The Washington Post never wrote that Sen. John McCain, who died on Aug. 25, “‘accidentally’ killed 134 American sailors” aboard the USS Forrestal in 1967. After we debunked the claim, the website behind that whopper issued a correction.
Following the election of two Muslim women to Congress in November, a text graphic popular on Facebook wrongly claimed that a decades-old law barred them from serving in government. The fact is the 1952 McCarran-Walter Act codified federal immigration policies and doesn’t bar “Muslims from holding public office,” as the image claimed.
Soros, a Hungarian-born Jew whose family lived through the Nazi occupation, was wrongly branded a Nazi collaborator based on a photo of someone else. A bogus meme attacking Soros actually shows a young Oskar Gröning, a former Nazi guard who died in March.
A “female-led construction company” did not build the bridge that collapsed at Florida International University in Miami. At the time, Munilla Construction Management was run by six brothers, and 11 of its 92 management employees were female.
Many people wrongly concluded that Trump didn’t have his hand over his heart as the flag-covered casket of former President George H.W. Bush made its way into the National Cathedral on Dec. 5. Although not required, Trump did put his hand over his heart, as White House photos show. He just didn’t keep his hand there as long as others did.
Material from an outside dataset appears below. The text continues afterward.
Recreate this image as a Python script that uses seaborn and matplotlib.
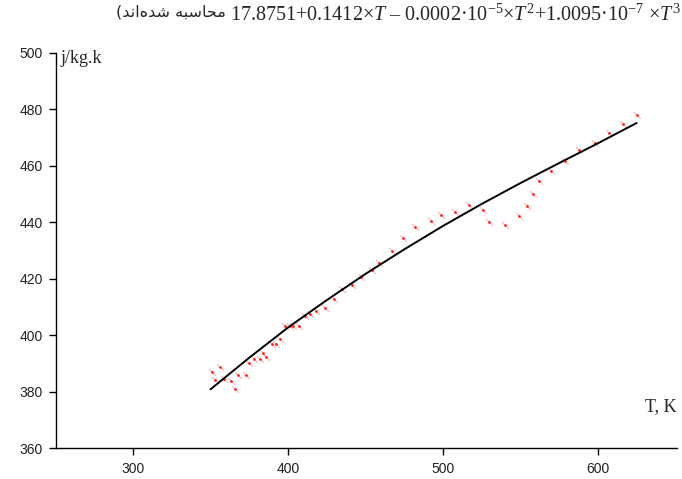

And, finally, a meme falsely claimed that FactCheck.org had “exposed” the myth-busting website Snopes.com “as an extremely liberal propaganda site with an agenda to discredit anything that appears to be conservative.” At no point did that happen. In 2009, we wrote that we found the site’s work to be “solid and well-documented,” and that its articles appeared “utterly poker-faced” when covering Democratic and Republican politicians.